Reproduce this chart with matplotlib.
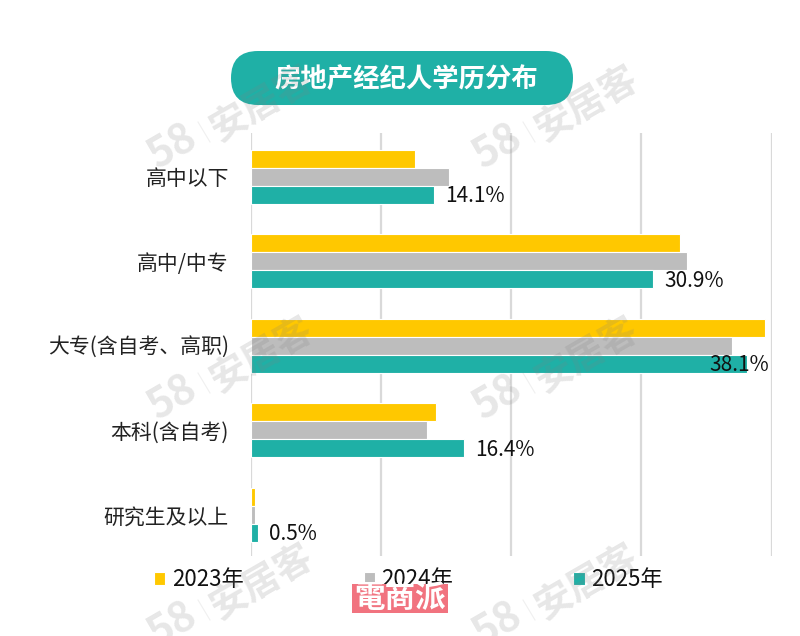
import matplotlib
matplotlib.use("Agg")
from matplotlib import pyplot as plt
from matplotlib.patches import FancyBboxPatch, Rectangle
import numpy as np

plt.rcParams["font.family"] = ["Noto Sans CJK SC", "DejaVu Sans"]

# ---------------------------------------
# Data
# ---------------------------------------

categories = ["高中以下", "高中/中专", "大专(含自考、高职)", "本科(含自考)", "研究生及以上"]
years = ["2023年", "2024年", "2025年"]
values_2023 = [12.6, 33.0, 39.5, 14.2, 0.3]
values_2024 = [15.2, 33.5, 37.0, 13.5, 0.3]
values_2025 = [14.1, 30.9, 38.1, 16.4, 0.5]

title = "房地产经纪人学历分布"
colors = ["#FFC800", "#BDBDBD", "#1FB0A6"]

# ---------------------------------------
# Chart
# ---------------------------------------

W, H = 800, 636
fig = plt.figure(figsize=(W / 100, H / 100), dpi=100, facecolor="white")
ax = fig.add_axes([251 / W, 1 - 556 / H, (771.5 - 251) / W, (556 - 133) / H])

y = np.arange(len(categories))
bar_step = 0.213
bars = []
for i, (vals, color, year) in enumerate(zip([values_2023, values_2024, values_2025], colors, years)):
    b = ax.barh(y + (i - 1) * bar_step, vals, height=0.212, color=color, edgecolor="white",
                linewidth=0.8, label=year, zorder=3)
    bars.append(b)

# labels only on the 2025 bars, the longest one is pulled back over its bar
for pos, v in zip(y, values_2025):
    if v > 36:
        ax.annotate(f"{v}%", (v, pos + bar_step), xytext=(16, -1), textcoords="offset points",
                    ha="right", va="center", fontsize=15, color="#111111", zorder=5)
    else:
        ax.annotate(f"{v}%", (v, pos + bar_step), xytext=(8, -1), textcoords="offset points",
                    ha="left", va="center", fontsize=15, color="#111111", zorder=5)

ax.set_xlim(0, 40)
ax.set_ylim(len(categories) - 0.5 - 0.015, -0.5 - 0.015)
ax.set_xticks([0, 10, 20, 30, 40])
ax.set_xticklabels([])
ax.set_yticks(y)
ax.set_yticklabels(categories, fontsize=15, color="#222222")
ax.tick_params(axis="both", length=0)
ax.tick_params(axis="y", pad=16)
ax.grid(axis="x", color="#D9D9D9", linewidth=1.6, zorder=0)
ax.set_axisbelow(True)
for s in ax.spines.values():
    s.set_visible(False)

fig.legend(handles=[b[0] for b in bars], labels=years, loc="center", bbox_to_anchor=(408.5 / W, 1 - 580 / H),
           ncol=3, frameon=False, fontsize=16, handlelength=0.5, handleheight=0.5,
           handletextpad=0.3, columnspacing=5.4, labelcolor="#111111", borderpad=0, borderaxespad=0)

# ---------------------------------------
# Title pill, watermarks and stamp in pixel coordinates
# ---------------------------------------

over = fig.add_axes([0, 0, 1, 1], zorder=10)
over.set_xlim(0, W)
over.set_ylim(H, 0)
over.axis("off")

over.add_patch(FancyBboxPatch((258, 78), 288, 0.01, boxstyle="round,pad=27,rounding_size=27",
                              facecolor=colors[2], edgecolor="none", zorder=1))
over.text(406, 79, title, color="white", fontsize=19, fontweight="bold", ha="center", va="center", zorder=2)

# repeating 58 | 安居客 watermark
for x0 in [173, 498]:
    for y0 in [147, 398, 625]:
        over.text(x0, y0, "58", color="#808080", alpha=0.19, fontsize=30, fontweight="bold",
                  rotation=30, ha="center", va="center", zorder=3)
        over.plot([x0 + 25, x0 + 37], [y0 - 25, y0 - 5], color="#808080", alpha=0.12, lw=0.8, zorder=3)
        over.text(x0 + 89, y0 - 43, "安居客", color="#808080", alpha=0.19, fontsize=27, fontweight="bold",
                  rotation=30, ha="center", va="center", zorder=3)

over.add_patch(Rectangle((352, 584), 96, 29, facecolor="#F1737F", edgecolor="none", zorder=4))
over.text(400, 598, "電商派", color="white", fontsize=22, fontweight="bold", family=["Noto Sans CJK TC"],
          ha="center", va="center", zorder=5)

fig.savefig("out.png", dpi=100)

.....

What you will do: Copy every line of the data word for word, omitting the images.

Complete answer:
Reproduce this chart with matplotlib.
import matplotlib
matplotlib.use("Agg")
from matplotlib import pyplot as plt
from matplotlib.patches import FancyBboxPatch, Rectangle
import numpy as np

plt.rcParams["font.family"] = ["Noto Sans CJK SC", "DejaVu Sans"]

# ---------------------------------------
# Data
# ---------------------------------------

categories = ["高中以下", "高中/中专", "大专(含自考、高职)", "本科(含自考)", "研究生及以上"]
years = ["2023年", "2024年", "2025年"]
values_2023 = [12.6, 33.0, 39.5, 14.2, 0.3]
values_2024 = [15.2, 33.5, 37.0, 13.5, 0.3]
values_2025 = [14.1, 30.9, 38.1, 16.4, 0.5]

title = "房地产经纪人学历分布"
colors = ["#FFC800", "#BDBDBD", "#1FB0A6"]

# ---------------------------------------
# Chart
# ---------------------------------------

W, H = 800, 636
fig = plt.figure(figsize=(W / 100, H / 100), dpi=100, facecolor="white")
ax = fig.add_axes([251 / W, 1 - 556 / H, (771.5 - 251) / W, (556 - 133) / H])

y = np.arange(len(categories))
bar_step = 0.213
bars = []
for i, (vals, color, year) in enumerate(zip([values_2023, values_2024, values_2025], colors, years)):
    b = ax.barh(y + (i - 1) * bar_step, vals, height=0.212, color=color, edgecolor="white",
                linewidth=0.8, label=year, zorder=3)
    bars.append(b)

# labels only on the 2025 bars, the longest one is pulled back over its bar
for pos, v in zip(y, values_2025):
    if v > 36:
        ax.annotate(f"{v}%", (v, pos + bar_step), xytext=(16, -1), textcoords="offset points",
                    ha="right", va="center", fontsize=15, color="#111111", zorder=5)
    else:
        ax.annotate(f"{v}%", (v, pos + bar_step), xytext=(8, -1), textcoords="offset points",
                    ha="left", va="center", fontsize=15, color="#111111", zorder=5)

ax.set_xlim(0, 40)
ax.set_ylim(len(categories) - 0.5 - 0.015, -0.5 - 0.015)
ax.set_xticks([0, 10, 20, 30, 40])
ax.set_xticklabels([])
ax.set_yticks(y)
ax.set_yticklabels(categories, fontsize=15, color="#222222")
ax.tick_params(axis="both", length=0)
ax.tick_params(axis="y", pad=16)
ax.grid(axis="x", color="#D9D9D9", linewidth=1.6, zorder=0)
ax.set_axisbelow(True)
for s in ax.spines.values():
    s.set_visible(False)

fig.legend(handles=[b[0] for b in bars], labels=years, loc="center", bbox_to_anchor=(408.5 / W, 1 - 580 / H),
           ncol=3, frameon=False, fontsize=16, handlelength=0.5, handleheight=0.5,
           handletextpad=0.3, columnspacing=5.4, labelcolor="#111111", borderpad=0, borderaxespad=0)

# ---------------------------------------
# Title pill, watermarks and stamp in pixel coordinates
# ---------------------------------------

over = fig.add_axes([0, 0, 1, 1], zorder=10)
over.set_xlim(0, W)
over.set_ylim(H, 0)
over.axis("off")

over.add_patch(FancyBboxPatch((258, 78), 288, 0.01, boxstyle="round,pad=27,rounding_size=27",
                              facecolor=colors[2], edgecolor="none", zorder=1))
over.text(406, 79, title, color="white", fontsize=19, fontweight="bold", ha="center", va="center", zorder=2)

# repeating 58 | 安居客 watermark
for x0 in [173, 498]:
    for y0 in [147, 398, 625]:
        over.text(x0, y0, "58", color="#808080", alpha=0.19, fontsize=30, fontweight="bold",
                  rotation=30, ha="center", va="center", zorder=3)
        over.plot([x0 + 25, x0 + 37], [y0 - 25, y0 - 5], color="#808080", alpha=0.12, lw=0.8, zorder=3)
        over.text(x0 + 89, y0 - 43, "安居客", color="#808080", alpha=0.19, fontsize=27, fontweight="bold",
                  rotation=30, ha="center", va="center", zorder=3)

over.add_patch(Rectangle((352, 584), 96, 29, facecolor="#F1737F", edgecolor="none", zorder=4))
over.text(400, 598, "電商派", color="white", fontsize=22, fontweight="bold", family=["Noto Sans CJK TC"],
          ha="center", va="center", zorder=5)

fig.savefig("out.png", dpi=100)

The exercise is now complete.